Given request :: Copy nothing but the text: reproduce each line of the listing exactly and leave the pictures out.

==== Data block

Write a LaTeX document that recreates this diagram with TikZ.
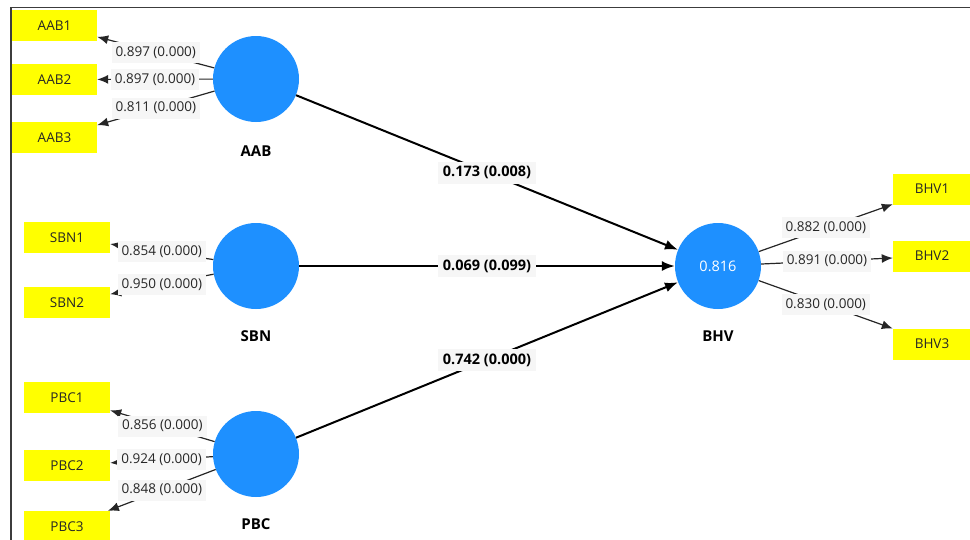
\documentclass[tikz,border=0pt]{standalone}
\usepackage{fontspec}
\setmainfont{Open Sans}
\usetikzlibrary{arrows.meta}
\definecolor{lvblue}{RGB}{30,144,255}
\definecolor{mvyellow}{RGB}{255,255,0}
\definecolor{lblgray}{RGB}{246,246,246}
\definecolor{framegray}{RGB}{60,60,60}
\begin{document}
\begin{tikzpicture}[x=1pt, y=-1pt,
  latent/.style={circle, fill=lvblue, minimum size=86pt, inner sep=0pt},
  indicator/.style={rectangle, fill=mvyellow, minimum width=86pt, minimum height=31pt,
    inner sep=0pt, text=black!85, font=\fontsize{13.5}{15}\selectfont},
  lvname/.style={font=\bfseries\fontsize{15}{17}\selectfont},
  loading/.style={draw=black!85, line width=1.2pt, -{Latex[length=11pt,width=9pt]}},
  structural/.style={draw=black, line width=2pt, -{Latex[length=13pt,width=10pt]}},
  lbl/.style={midway, fill=lblgray, inner xsep=4pt, inner ysep=0pt, minimum height=21pt,
    text=black!85, font=\fontsize{13.5}{15}\selectfont},
  plbl/.style={lbl, minimum height=22pt, inner xsep=5pt, text=black, font=\bfseries\fontsize{14.5}{16}\selectfont},
  framestyle/.style={draw=framegray, line width=1.5pt}
]
\clip (0,0) rectangle (970,539);

% outer frame
\coordinate (fbl) at (11,540);
\coordinate (ftl) at (11,7.5);
\coordinate (ftr) at (971,7.5);
\draw[framestyle] (fbl) -- (ftl) -- (ftr);

% latent variables
\node[latent] (AAB) at (256,79) {};
\node[latent] (SBN) at (256,266) {};
\node[latent] (PBC) at (256,454) {};
\node[latent, text=white, font=\fontsize{14.5}{16}\selectfont] (BHV) at (718,266) {0.816};

\node[lvname] (AABname) at (256,151) {AAB};
\node[lvname] (SBNname) at (256,336) {SBN};
\node[lvname] (PBCname) at (256,524) {PBC};
\node[lvname] (BHVname) at (718,336) {BHV};

% indicators
\node[indicator, minimum width=85pt] (AAB1) at (54.5,25.5) {AAB1};
\node[indicator, minimum width=85pt] (AAB2) at (54.5,79.5) {AAB2};
\node[indicator, minimum width=85pt] (AAB3) at (54.5,137.5) {AAB3};
\node[indicator] (SBN1) at (67,237.5) {SBN1};
\node[indicator] (SBN2) at (67,302.5) {SBN2};
\node[indicator] (PBC1) at (67,397.5) {PBC1};
\node[indicator] (PBC2) at (67,465.5) {PBC2};
\node[indicator] (PBC3) at (67,526.5) {PBC3};
\node[indicator] (BHV1) at (936,189) {\hspace*{-8pt}BHV1};
\node[indicator] (BHV2) at (936,256) {\hspace*{-8pt}BHV2};
\node[indicator] (BHV3) at (936,344) {\hspace*{-8pt}BHV3};

% outer loadings
\draw[loading] (AAB) -- node[lbl]{0.897 (0.000)} (AAB1);
\draw[loading] (AAB) -- node[lbl]{0.897 (0.000)} (AAB2);
\draw[loading] (AAB) -- node[lbl]{0.811 (0.000)} (AAB3);
\draw[loading] (SBN) -- node[lbl]{0.854 (0.000)} (SBN1);
\draw[loading] (SBN) -- node[lbl]{0.950 (0.000)} (SBN2);
\draw[loading] (PBC) -- node[lbl]{0.856 (0.000)} (PBC1);
\draw[loading] (PBC) -- node[lbl]{0.924 (0.000)} (PBC2);
\draw[loading] (PBC) -- node[lbl]{0.848 (0.000)} (PBC3);
\draw[loading] (BHV) -- node[lbl]{0.882 (0.000)} (BHV1);
\draw[loading] (BHV) -- node[lbl]{0.891 (0.000)} (BHV2);
\draw[loading] (BHV) -- node[lbl]{0.830 (0.000)} (BHV3);

% path coefficients
\draw[structural] (AAB) -- node[plbl]{0.173 (0.008)} (BHV);
\draw[structural] (SBN) -- node[plbl]{0.069 (0.099)} (BHV);
\draw[structural] (PBC) -- node[plbl]{0.742 (0.000)} (BHV);
\end{tikzpicture}
\end{document}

========

Worked solution ::
Write a LaTeX document that recreates this diagram with TikZ.
\documentclass[tikz,border=0pt]{standalone}
\usepackage{fontspec}
\setmainfont{Open Sans}
\usetikzlibrary{arrows.meta}
\definecolor{lvblue}{RGB}{30,144,255}
\definecolor{mvyellow}{RGB}{255,255,0}
\definecolor{lblgray}{RGB}{246,246,246}
\definecolor{framegray}{RGB}{60,60,60}
\begin{document}
\begin{tikzpicture}[x=1pt, y=-1pt,
  latent/.style={circle, fill=lvblue, minimum size=86pt, inner sep=0pt},
  indicator/.style={rectangle, fill=mvyellow, minimum width=86pt, minimum height=31pt,
    inner sep=0pt, text=black!85, font=\fontsize{13.5}{15}\selectfont},
  lvname/.style={font=\bfseries\fontsize{15}{17}\selectfont},
  loading/.style={draw=black!85, line width=1.2pt, -{Latex[length=11pt,width=9pt]}},
  structural/.style={draw=black, line width=2pt, -{Latex[length=13pt,width=10pt]}},
  lbl/.style={midway, fill=lblgray, inner xsep=4pt, inner ysep=0pt, minimum height=21pt,
    text=black!85, font=\fontsize{13.5}{15}\selectfont},
  plbl/.style={lbl, minimum height=22pt, inner xsep=5pt, text=black, font=\bfseries\fontsize{14.5}{16}\selectfont},
  framestyle/.style={draw=framegray, line width=1.5pt}
]
\clip (0,0) rectangle (970,539);

% outer frame
\coordinate (fbl) at (11,540);
\coordinate (ftl) at (11,7.5);
\coordinate (ftr) at (971,7.5);
\draw[framestyle] (fbl) -- (ftl) -- (ftr);

% latent variables
\node[latent] (AAB) at (256,79) {};
\node[latent] (SBN) at (256,266) {};
\node[latent] (PBC) at (256,454) {};
\node[latent, text=white, font=\fontsize{14.5}{16}\selectfont] (BHV) at (718,266) {0.816};

\node[lvname] (AABname) at (256,151) {AAB};
\node[lvname] (SBNname) at (256,336) {SBN};
\node[lvname] (PBCname) at (256,524) {PBC};
\node[lvname] (BHVname) at (718,336) {BHV};

% indicators
\node[indicator, minimum width=85pt] (AAB1) at (54.5,25.5) {AAB1};
\node[indicator, minimum width=85pt] (AAB2) at (54.5,79.5) {AAB2};
\node[indicator, minimum width=85pt] (AAB3) at (54.5,137.5) {AAB3};
\node[indicator] (SBN1) at (67,237.5) {SBN1};
\node[indicator] (SBN2) at (67,302.5) {SBN2};
\node[indicator] (PBC1) at (67,397.5) {PBC1};
\node[indicator] (PBC2) at (67,465.5) {PBC2};
\node[indicator] (PBC3) at (67,526.5) {PBC3};
\node[indicator] (BHV1) at (936,189) {\hspace*{-8pt}BHV1};
\node[indicator] (BHV2) at (936,256) {\hspace*{-8pt}BHV2};
\node[indicator] (BHV3) at (936,344) {\hspace*{-8pt}BHV3};

% outer loadings
\draw[loading] (AAB) -- node[lbl]{0.897 (0.000)} (AAB1);
\draw[loading] (AAB) -- node[lbl]{0.897 (0.000)} (AAB2);
\draw[loading] (AAB) -- node[lbl]{0.811 (0.000)} (AAB3);
\draw[loading] (SBN) -- node[lbl]{0.854 (0.000)} (SBN1);
\draw[loading] (SBN) -- node[lbl]{0.950 (0.000)} (SBN2);
\draw[loading] (PBC) -- node[lbl]{0.856 (0.000)} (PBC1);
\draw[loading] (PBC) -- node[lbl]{0.924 (0.000)} (PBC2);
\draw[loading] (PBC) -- node[lbl]{0.848 (0.000)} (PBC3);
\draw[loading] (BHV) -- node[lbl]{0.882 (0.000)} (BHV1);
\draw[loading] (BHV) -- node[lbl]{0.891 (0.000)} (BHV2);
\draw[loading] (BHV) -- node[lbl]{0.830 (0.000)} (BHV3);

% path coefficients
\draw[structural] (AAB) -- node[plbl]{0.173 (0.008)} (BHV);
\draw[structural] (SBN) -- node[plbl]{0.069 (0.099)} (BHV);
\draw[structural] (PBC) -- node[plbl]{0.742 (0.000)} (BHV);
\end{tikzpicture}
\end{document}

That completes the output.